Entretien avec Hubert Védrine, Ancien ministre des Affaires étrangères (1997-2002) par Thomas Hofnung, chef de rubrique au site The Conversation.

n° 117 - Automne 2007

Hubert Védrine

Thomas Hofnung - Dans le « Rapport sur la France et la mondialisation » que vous avez récemment remis au président de la République (1), vous expliquez que renoncer à la politique arabe de la France reviendrait à faire plaisir au Likoud en Israël et aux néo-conservateurs aux États-Unis. Pourquoi ?
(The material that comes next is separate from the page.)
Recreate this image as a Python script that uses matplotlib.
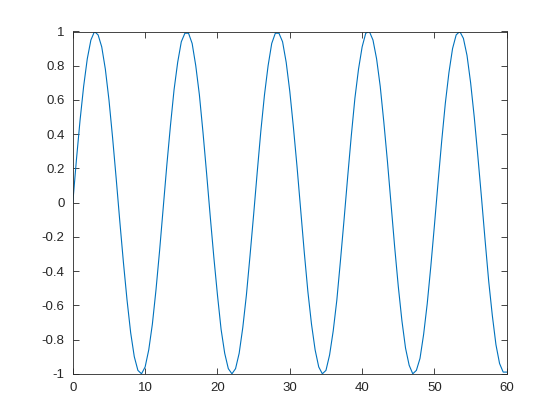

Hubert Védrine - Tout simplement parce que ce sont ces courants qui ont le plus critiqué la « politique arabe de la France ».
L'usage polémique de cette expression remonte au début des années 1970, quand le président Pompidou avait vendu des Mirage aux Libyens. Pour certains Américains et certains Israéliens, « politique arabe » signifie alors « complaisance avec les régimes arabes et affairisme douteux ». Dans ce cas-là, moi aussi, je suis contre. Mais si cette notion désigne une partie de la politique étrangère française qui tente d'apporter des réponses intelligentes à la question de nos relations avec chaque pays du Maghreb et du Proche-Orient, il n'est pas contestable qu'il en faut une. Et dans ce cas-là, je préfère sans l'ombre d'une hésitation la politique arabe de la France - avec ses défauts que l'on peut corriger - à celle de George Bush, la plus mauvaise politique, à mon sens, que les Américains aient conduite dans cette région depuis 1945, ou encore à celle du Likoud. Les critiques contre la France sont surtout utilisées pour la dissuader de prendre des initiatives.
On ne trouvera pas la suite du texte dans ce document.